(DATA EXTRACT)
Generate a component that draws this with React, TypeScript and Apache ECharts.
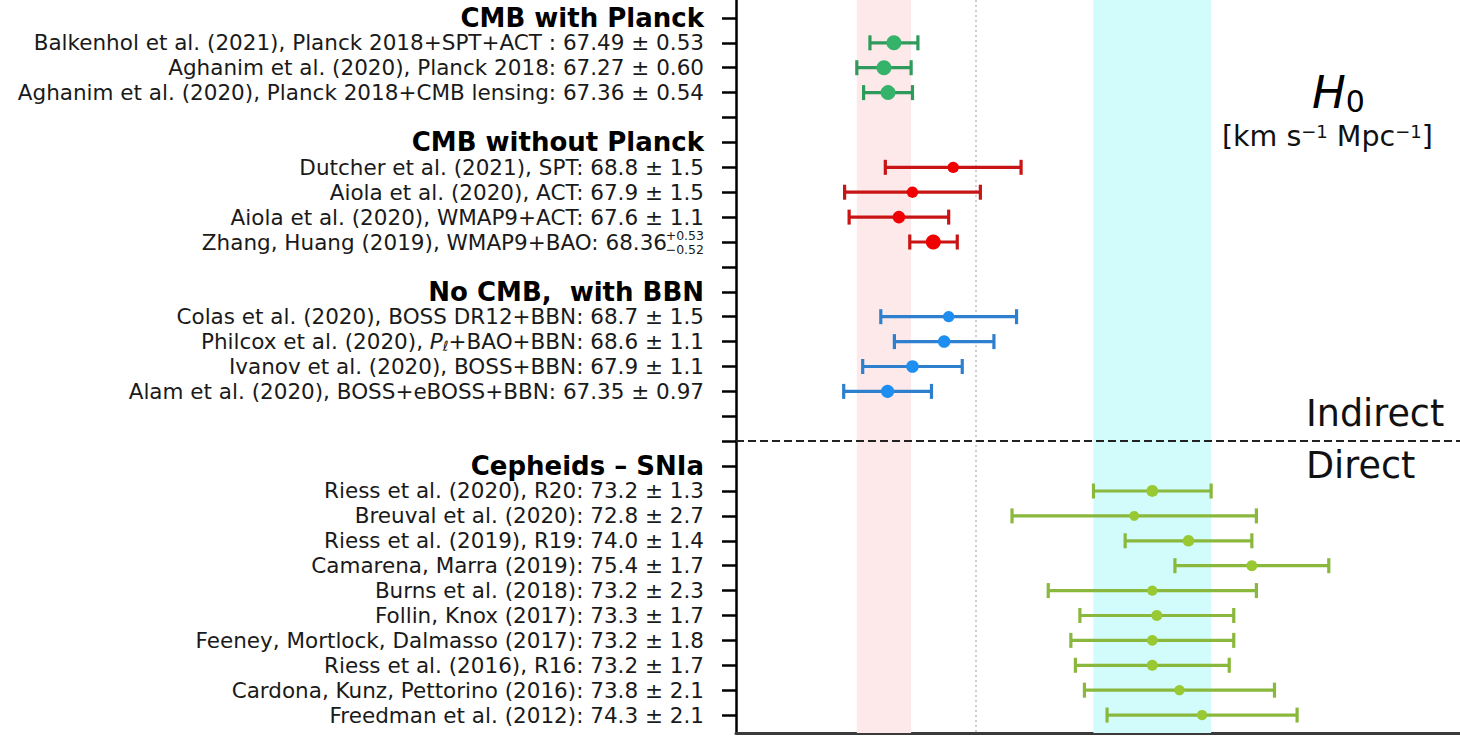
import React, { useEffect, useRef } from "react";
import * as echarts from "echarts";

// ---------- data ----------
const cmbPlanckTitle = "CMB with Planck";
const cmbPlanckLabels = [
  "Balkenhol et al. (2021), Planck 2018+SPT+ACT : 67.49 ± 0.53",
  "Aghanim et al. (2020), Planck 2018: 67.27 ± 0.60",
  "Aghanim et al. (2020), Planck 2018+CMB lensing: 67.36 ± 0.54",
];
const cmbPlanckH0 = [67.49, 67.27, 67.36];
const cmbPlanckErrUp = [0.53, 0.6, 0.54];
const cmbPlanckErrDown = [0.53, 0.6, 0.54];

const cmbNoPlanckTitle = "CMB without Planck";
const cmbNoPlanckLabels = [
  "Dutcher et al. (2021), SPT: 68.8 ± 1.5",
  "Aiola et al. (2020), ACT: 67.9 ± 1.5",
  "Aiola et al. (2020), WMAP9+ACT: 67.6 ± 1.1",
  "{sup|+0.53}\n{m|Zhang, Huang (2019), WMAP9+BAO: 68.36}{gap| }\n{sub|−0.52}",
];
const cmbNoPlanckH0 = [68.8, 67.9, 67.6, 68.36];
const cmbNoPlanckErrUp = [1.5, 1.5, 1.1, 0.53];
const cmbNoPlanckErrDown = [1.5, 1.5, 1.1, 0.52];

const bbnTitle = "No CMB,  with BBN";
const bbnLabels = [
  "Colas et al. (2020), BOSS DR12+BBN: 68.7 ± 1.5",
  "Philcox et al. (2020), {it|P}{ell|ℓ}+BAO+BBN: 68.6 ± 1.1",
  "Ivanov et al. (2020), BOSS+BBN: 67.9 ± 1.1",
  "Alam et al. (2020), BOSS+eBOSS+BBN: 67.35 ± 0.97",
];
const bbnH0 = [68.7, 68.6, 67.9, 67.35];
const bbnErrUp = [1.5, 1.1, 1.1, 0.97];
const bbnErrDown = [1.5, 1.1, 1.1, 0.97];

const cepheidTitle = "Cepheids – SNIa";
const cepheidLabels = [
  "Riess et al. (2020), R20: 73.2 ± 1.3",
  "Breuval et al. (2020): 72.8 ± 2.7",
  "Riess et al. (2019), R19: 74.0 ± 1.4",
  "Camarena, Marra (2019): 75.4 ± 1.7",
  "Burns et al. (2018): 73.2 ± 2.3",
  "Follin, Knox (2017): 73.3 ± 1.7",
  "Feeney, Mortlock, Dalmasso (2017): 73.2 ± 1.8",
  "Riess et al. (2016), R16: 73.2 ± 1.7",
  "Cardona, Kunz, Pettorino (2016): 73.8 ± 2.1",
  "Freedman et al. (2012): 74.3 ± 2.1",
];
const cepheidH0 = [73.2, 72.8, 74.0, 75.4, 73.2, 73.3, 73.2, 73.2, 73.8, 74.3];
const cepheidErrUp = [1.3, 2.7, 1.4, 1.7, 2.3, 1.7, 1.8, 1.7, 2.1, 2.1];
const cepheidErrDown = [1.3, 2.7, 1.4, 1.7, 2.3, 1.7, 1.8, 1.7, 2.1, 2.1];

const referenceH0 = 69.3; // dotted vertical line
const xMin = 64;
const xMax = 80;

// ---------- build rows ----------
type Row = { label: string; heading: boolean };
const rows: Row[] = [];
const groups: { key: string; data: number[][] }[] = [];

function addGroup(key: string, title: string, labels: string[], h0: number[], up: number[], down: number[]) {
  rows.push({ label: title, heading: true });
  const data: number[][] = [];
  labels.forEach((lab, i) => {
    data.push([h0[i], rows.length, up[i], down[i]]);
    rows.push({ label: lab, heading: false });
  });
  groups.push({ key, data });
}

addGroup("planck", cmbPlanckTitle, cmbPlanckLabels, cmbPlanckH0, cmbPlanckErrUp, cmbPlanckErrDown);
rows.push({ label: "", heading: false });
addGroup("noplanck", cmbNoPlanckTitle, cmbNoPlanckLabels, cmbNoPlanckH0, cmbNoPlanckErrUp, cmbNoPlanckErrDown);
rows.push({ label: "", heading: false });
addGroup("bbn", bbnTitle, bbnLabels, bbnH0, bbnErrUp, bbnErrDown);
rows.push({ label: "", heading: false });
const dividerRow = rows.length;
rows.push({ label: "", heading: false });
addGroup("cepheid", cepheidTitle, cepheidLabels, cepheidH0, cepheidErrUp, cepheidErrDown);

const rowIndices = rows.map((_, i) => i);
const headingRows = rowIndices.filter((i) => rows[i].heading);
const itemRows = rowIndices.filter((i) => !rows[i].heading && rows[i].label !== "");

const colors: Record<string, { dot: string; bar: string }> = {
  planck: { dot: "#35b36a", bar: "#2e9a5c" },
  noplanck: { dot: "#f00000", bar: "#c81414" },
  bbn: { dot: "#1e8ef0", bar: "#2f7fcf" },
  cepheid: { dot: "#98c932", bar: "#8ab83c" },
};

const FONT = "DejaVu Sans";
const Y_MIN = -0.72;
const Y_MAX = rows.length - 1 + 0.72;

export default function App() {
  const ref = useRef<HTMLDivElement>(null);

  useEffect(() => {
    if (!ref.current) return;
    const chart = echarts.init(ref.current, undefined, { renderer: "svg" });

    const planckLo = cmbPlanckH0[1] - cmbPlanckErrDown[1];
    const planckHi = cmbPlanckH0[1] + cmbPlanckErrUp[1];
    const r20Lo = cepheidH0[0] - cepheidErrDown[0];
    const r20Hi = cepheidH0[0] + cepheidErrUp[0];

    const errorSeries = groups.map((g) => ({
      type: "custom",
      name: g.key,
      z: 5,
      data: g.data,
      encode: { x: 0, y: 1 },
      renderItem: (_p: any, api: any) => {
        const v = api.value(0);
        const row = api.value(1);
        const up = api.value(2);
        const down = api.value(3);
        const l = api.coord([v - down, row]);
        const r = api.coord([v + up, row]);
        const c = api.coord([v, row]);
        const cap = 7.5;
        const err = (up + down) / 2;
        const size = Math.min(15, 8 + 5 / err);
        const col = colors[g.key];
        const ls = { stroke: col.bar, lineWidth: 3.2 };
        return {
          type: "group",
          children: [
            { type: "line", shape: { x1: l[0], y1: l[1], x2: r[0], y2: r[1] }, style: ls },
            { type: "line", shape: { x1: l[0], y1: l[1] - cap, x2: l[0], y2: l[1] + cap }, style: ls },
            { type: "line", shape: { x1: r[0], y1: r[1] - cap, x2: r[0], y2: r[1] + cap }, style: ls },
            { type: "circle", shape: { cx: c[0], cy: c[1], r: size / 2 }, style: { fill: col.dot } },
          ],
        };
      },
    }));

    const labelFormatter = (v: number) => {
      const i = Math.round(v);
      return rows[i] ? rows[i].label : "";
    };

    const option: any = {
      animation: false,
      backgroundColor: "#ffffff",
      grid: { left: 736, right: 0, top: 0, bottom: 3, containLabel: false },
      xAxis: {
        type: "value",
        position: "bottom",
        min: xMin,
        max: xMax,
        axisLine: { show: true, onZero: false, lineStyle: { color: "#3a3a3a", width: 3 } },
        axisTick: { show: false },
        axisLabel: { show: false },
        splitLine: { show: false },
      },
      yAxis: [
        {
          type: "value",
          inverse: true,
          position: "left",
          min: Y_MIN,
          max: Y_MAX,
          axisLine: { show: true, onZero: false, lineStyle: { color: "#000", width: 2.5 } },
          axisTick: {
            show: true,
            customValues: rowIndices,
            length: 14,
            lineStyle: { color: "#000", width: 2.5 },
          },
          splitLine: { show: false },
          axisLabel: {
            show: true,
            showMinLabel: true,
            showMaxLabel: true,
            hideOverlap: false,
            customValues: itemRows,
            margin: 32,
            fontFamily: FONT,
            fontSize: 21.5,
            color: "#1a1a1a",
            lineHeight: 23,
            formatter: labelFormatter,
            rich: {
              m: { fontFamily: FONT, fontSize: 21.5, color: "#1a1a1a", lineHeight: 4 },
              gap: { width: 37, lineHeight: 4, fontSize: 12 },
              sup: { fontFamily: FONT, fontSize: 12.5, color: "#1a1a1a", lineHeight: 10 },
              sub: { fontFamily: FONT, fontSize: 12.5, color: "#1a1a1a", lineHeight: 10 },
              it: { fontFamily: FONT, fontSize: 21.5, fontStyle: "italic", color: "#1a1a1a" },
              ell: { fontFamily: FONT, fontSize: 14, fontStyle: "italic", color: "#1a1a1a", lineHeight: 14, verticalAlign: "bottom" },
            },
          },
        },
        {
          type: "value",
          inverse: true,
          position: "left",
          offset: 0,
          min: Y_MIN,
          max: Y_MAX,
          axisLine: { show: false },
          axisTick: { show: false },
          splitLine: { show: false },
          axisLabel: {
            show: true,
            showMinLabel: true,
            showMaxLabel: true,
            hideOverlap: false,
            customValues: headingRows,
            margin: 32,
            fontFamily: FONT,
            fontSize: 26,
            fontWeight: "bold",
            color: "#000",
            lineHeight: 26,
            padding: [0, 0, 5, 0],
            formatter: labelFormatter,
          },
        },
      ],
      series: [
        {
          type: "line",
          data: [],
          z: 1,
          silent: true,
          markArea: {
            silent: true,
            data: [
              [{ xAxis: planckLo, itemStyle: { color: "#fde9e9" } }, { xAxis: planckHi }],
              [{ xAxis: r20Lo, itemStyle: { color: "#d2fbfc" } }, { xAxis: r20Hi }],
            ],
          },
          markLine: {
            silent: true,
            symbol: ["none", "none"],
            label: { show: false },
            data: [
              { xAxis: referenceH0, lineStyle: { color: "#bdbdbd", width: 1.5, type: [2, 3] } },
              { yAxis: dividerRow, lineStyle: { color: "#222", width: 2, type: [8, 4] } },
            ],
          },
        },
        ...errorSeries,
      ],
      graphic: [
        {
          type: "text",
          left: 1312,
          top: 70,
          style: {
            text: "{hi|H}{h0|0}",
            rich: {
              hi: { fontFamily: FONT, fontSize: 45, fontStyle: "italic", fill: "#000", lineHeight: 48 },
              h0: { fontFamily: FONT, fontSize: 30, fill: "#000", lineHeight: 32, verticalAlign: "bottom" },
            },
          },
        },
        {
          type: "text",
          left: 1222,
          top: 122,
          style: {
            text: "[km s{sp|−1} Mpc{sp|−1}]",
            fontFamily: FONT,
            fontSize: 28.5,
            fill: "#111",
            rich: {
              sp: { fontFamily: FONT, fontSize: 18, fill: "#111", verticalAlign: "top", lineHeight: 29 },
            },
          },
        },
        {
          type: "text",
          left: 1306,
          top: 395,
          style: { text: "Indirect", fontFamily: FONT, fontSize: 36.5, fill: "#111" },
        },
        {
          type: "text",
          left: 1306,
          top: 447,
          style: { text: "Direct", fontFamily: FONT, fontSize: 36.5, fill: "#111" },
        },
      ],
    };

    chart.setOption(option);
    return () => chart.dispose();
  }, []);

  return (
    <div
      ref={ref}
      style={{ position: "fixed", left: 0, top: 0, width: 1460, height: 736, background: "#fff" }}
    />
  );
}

(STATED EXERCISE) Without the pictures, return the listing above from its first line through the line that has "const cmbPlanckErrDown = [0.53, 0.6, 0.54];".

(ANSWER TO THIS PROBLEM)
Generate a component that draws this with React, TypeScript and Apache ECharts.
import React, { useEffect, useRef } from "react";
import * as echarts from "echarts";

// ---------- data ----------
const cmbPlanckTitle = "CMB with Planck";
const cmbPlanckLabels = [
  "Balkenhol et al. (2021), Planck 2018+SPT+ACT : 67.49 ± 0.53",
  "Aghanim et al. (2020), Planck 2018: 67.27 ± 0.60",
  "Aghanim et al. (2020), Planck 2018+CMB lensing: 67.36 ± 0.54",
];
const cmbPlanckH0 = [67.49, 67.27, 67.36];
const cmbPlanckErrUp = [0.53, 0.6, 0.54];
const cmbPlanckErrDown = [0.53, 0.6, 0.54];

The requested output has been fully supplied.